> Goal
Extract word for word the lines of the listing from its start to the line holding "import plotly.graph_objects as go", both ends kept; pictures are not part of the copy.

# # # #

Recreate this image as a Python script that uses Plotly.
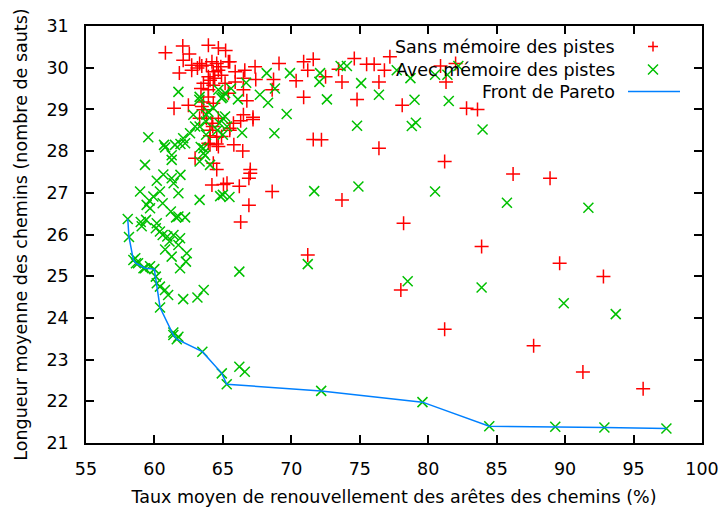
import plotly.graph_objects as go

# Sans mémoire des pistes
sans_x = [80.9, 82.0, 81.3, 82.8, 83.6, 81.2, 86.2, 88.9, 83.9, 89.6, 92.8, 87.7, 91.3, 95.7,
          66.3, 78.2, 71.2, 78.0, 81.2,
          65.2, 65.5, 69.1, 70.9, 71.6, 71.2, 67.35, 66.6, 65.9, 67.4, 68.7, 70.35, 72.5, 73.45,
          74.6, 75.5, 76.05, 77.2, 76.8, 76.4, 73.7, 68.6, 66.75, 70.9, 74.8, 78.1, 66.3, 67.2,
          67.2, 65.5, 71.6, 72.2, 76.4, 65.8, 66.45, 67.0, 67.0, 66.9, 65.3, 64.2, 66.2, 68.6,
          73.7, 66.9,
          63.94, 64.67, 63.3, 63.8, 64.2, 64.55, 65.4, 64.85, 64.3, 64.67, 63.94, 64.4, 64.9,
          66.5, 63.58, 64.3, 65.16, 65.9, 63.4, 65.4, 66.5, 63.94, 63.58, 64.3, 63.58, 63.8,
          64.2, 65.5, 65.77, 66.5, 64.06, 64.55, 63.94, 64.67,
          60.8, 62.07, 62.55, 62.1, 62.72, 63.14, 63.46, 62.72, 61.82, 64.06, 62.48, 61.43,
          63.46, 63.94, 63.3, 64.26, 64.67, 64.9, 64.06, 64.55,
          62.97, 64.3, 64.55, 65.04, 64.06]
sans_y = [30.04, 30.1, 29.66, 29.03, 29.0, 27.75, 27.45, 27.35, 25.71, 25.31, 24.99, 23.33, 22.7, 22.3,
          26.3, 26.27, 25.51, 24.67, 23.73,
          30.41, 30.14, 30.1, 30.14, 30.2, 29.94, 30.02, 29.94, 29.9, 29.72, 29.72, 29.69, 29.78, 29.96,
          30.22, 30.08, 30.08, 30.26, 29.94, 29.66, 29.66, 29.47, 29.21, 29.29, 29.24, 29.1, 28.73, 28.81,
          28.76, 28.55, 28.28, 28.27, 28.07, 28.15, 28.0, 27.56, 27.47, 27.35, 27.23, 27.19, 27.16, 27.03,
          26.83, 26.7,
          30.54, 30.47, 30.1, 30.06, 30.14, 30.1, 30.14, 30.02, 29.9, 29.94, 29.78, 29.75, 29.82,
          29.75, 29.63, 29.58, 29.63, 29.66, 29.5, 29.39, 29.47, 29.3, 29.18, 29.15, 28.99, 28.79,
          28.67, 28.5, 28.67, 28.87, 28.5, 28.33, 28.19, 28.11,
          30.36, 30.52, 30.33, 30.18, 30.06, 29.99, 30.04, 29.94, 29.87, 29.7, 29.1, 29.03,
          29.07, 29.47, 28.79, 28.59, 28.79, 28.35, 28.37, 28.17,
          27.83, 27.71, 27.56, 27.2, 28.15]

# Avec mémoire des pistes (hors front de Pareto)
avec_x = [83.97, 81.5, 80.5, 81.4, 82.2, 79.0, 78.8, 79.1, 80.5, 85.75, 91.7, 83.9, 89.9, 93.7,
          66.2, 71.2, 78.5, 66.2, 66.6,
          68.2, 69.9, 72.1, 72.05, 73.6, 74.06, 75.1, 76.4, 77.7, 78.7, 72.6, 69.66, 74.8, 68.76,
          66.4, 74.9, 71.67, 65.48, 65.0, 68.3, 67.7, 68.8, 66.1, 66.7, 65.6, 65.0, 65.0, 65.3, 64.6,
          64.67, 64.9, 65.16, 64.75, 64.3, 63.8, 63.3, 63.77, 63.58, 63.7, 63.3, 61.75, 63.28,
          65.16, 62.84, 63.94, 62.97, 63.77, 62.6, 62.1, 59.55, 60.7, 61.5, 63.38, 61.9, 65.0,
          60.78, 61.26, 62.24, 61.26, 63.58, 63.3, 64.06, 59.31, 60.65, 60.17, 61.26, 61.9, 61.4,
          58.95, 60.4, 59.92, 59.63, 61.75, 63.3, 59.43, 59.68, 60.6, 61.2, 61.58, 62.24, 61.75,
          59.0, 59.39, 60.17, 59.07, 60.1, 60.4, 60.94, 60.6, 61.39, 61.1, 61.87, 64.8,
          60.78, 61.75, 61.26, 62.36, 62.3, 61.87, 58.6, 58.8, 59.2, 59.68, 60.1, 60.17, 60.4,
          60.77, 61.0, 62.1, 63.14, 63.6, 61.75, 61.38]
avec_y = [28.52, 29.2, 29.83, 29.83, 30.04, 29.23, 28.6, 28.68, 27.03, 26.76, 26.64, 24.73, 24.35, 24.09,
          25.11, 25.29, 24.88, 22.83, 22.71,
          29.87, 29.87, 29.87, 29.66, 30.04, 30.04, 29.63, 29.35, 29.94, 29.75, 29.24, 28.89, 28.61, 28.43,
          28.44, 27.15, 27.04, 26.9, 26.95, 29.16, 29.35, 29.5, 29.24, 29.64, 29.5, 29.3, 28.79, 28.59, 28.5,
          29.47, 29.27, 28.83, 28.67, 29.03, 28.87, 28.59, 28.39, 28.07, 27.9, 29.3, 29.42, 29.23,
          29.39, 28.87, 28.94, 28.59, 28.71, 28.43, 28.31, 28.33, 28.15, 28.15, 28.1, 28.17, 28.39,
          28.09, 27.9, 28.19, 27.79, 27.95, 27.75, 27.67, 27.67, 27.44, 27.29, 27.35, 27.43, 27.23,
          27.03, 27.03, 26.91, 26.81, 26.99, 26.83, 26.71, 26.63, 26.75, 26.55, 26.41, 26.41, 26.43,
          26.3, 26.35, 26.27, 26.2, 26.15, 26.07, 25.95, 25.99, 25.99, 25.83, 25.91, 26.92,
          25.64, 25.75, 25.47, 25.55, 25.35, 25.19, 25.43, 25.31, 25.19, 25.24, 24.99, 24.83, 24.75,
          24.67, 24.55, 24.45, 24.49, 24.67, 23.55, 23.65]

# Front de Pareto (solutions avec mémoire non dominées)
pareto_x = [58.05, 58.14, 58.46, 58.65, 59.31, 59.99, 60.41, 61.38, 61.63, 63.5, 64.92, 65.28,
            72.18, 79.58, 84.46, 89.28, 92.87, 97.4]
pareto_y = [26.37, 25.94, 25.39, 25.31, 25.19, 25.17, 24.25, 23.59, 23.49, 23.19, 22.67, 22.41,
            22.25, 21.98, 21.4, 21.39, 21.37, 21.35]

labels = ["Sans mémoire des pistes", "Avec mémoire des pistes", "Front de Pareto"]

RED = "#ff0000"
GREEN = "#00c000"
BLUE = "#0080ff"
FONT = "DejaVu Sans"
FS = 17.5

fig = go.Figure()
fig.add_trace(go.Scatter(
    x=sans_x, y=sans_y, mode="markers", name=labels[0],
    marker=dict(symbol="cross-thin", size=10, line=dict(color=RED, width=1.5)),
))
fig.add_trace(go.Scatter(
    x=avec_x + pareto_x, y=avec_y + pareto_y, mode="markers", name=labels[1],
    marker=dict(symbol="x-thin", size=10, line=dict(color=GREEN, width=1.5)),
))
fig.add_trace(go.Scatter(
    x=pareto_x, y=pareto_y, mode="lines", name=labels[2],
    line=dict(color=BLUE, width=1.5),
))

# Plot area in pixels (for placing the gnuplot-style key)
L, R, T, B = 86, 21, 26, 64
W, H = 723, 507
pw, ph = W - L - R, H - T - B

def px(x):
    return (x - L) / pw

def py(y):
    return (H - B - y) / ph

rows = [46.5, 69.5, 91.5]
text_right = 617
sample_x = 653
d = 5

annotations = []
shapes = []
for lab, yrow in zip(labels, rows):
    annotations.append(dict(
        x=px(text_right), y=py(yrow), xref="paper", yref="paper",
        text=lab, showarrow=False, xanchor="right", yanchor="middle",
        font=dict(family=FONT, size=FS, color="black"),
    ))

# key samples
shapes.append(dict(type="path", xref="paper", yref="paper",
                   path=f"M {px(sample_x-d)},{py(rows[0])} L {px(sample_x+d)},{py(rows[0])} "
                        f"M {px(sample_x)},{py(rows[0]-d)} L {px(sample_x)},{py(rows[0]+d)}",
                   line=dict(color=RED, width=1.5)))
shapes.append(dict(type="path", xref="paper", yref="paper",
                   path=f"M {px(sample_x-d)},{py(rows[1]-d)} L {px(sample_x+d)},{py(rows[1]+d)} "
                        f"M {px(sample_x-d)},{py(rows[1]+d)} L {px(sample_x+d)},{py(rows[1]-d)}",
                   line=dict(color=GREEN, width=1.5)))
shapes.append(dict(type="line", xref="paper", yref="paper",
                   x0=px(628), x1=px(680), y0=py(rows[2]), y1=py(rows[2]),
                   line=dict(color=BLUE, width=1.5)))

axis_common = dict(
    showgrid=False, zeroline=False, showline=True, linecolor="black", linewidth=1.5,
    mirror="ticks", ticks="inside", ticklen=8, tickwidth=1.5, tickcolor="black",
    tickfont=dict(family=FONT, size=FS, color="black"), automargin=False,
)

fig.update_layout(
    width=W, height=H,
    margin=dict(l=L, r=R, t=T, b=B, autoexpand=False),
    paper_bgcolor="white", plot_bgcolor="white",
    showlegend=False,
    annotations=annotations,
    shapes=shapes,
    xaxis=dict(range=[55, 100], dtick=5, tick0=55, ticklabelstandoff=9,
               title=dict(text="Taux moyen de renouvellement des arêtes des chemins (%)",
                          font=dict(family=FONT, size=FS, color="black"), standoff=16),
               **axis_common),
    yaxis=dict(range=[21, 31], dtick=1, tick0=21, ticklabelstandoff=12,
               title=dict(text="Longueur moyenne des chemins (nombre de sauts)",
                          font=dict(family=FONT, size=FS, color="black"), standoff=14),
               **axis_common),
)

fig.write_html("out.html")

# # # #

> Complete answer
Recreate this image as a Python script that uses Plotly.
import plotly.graph_objects as go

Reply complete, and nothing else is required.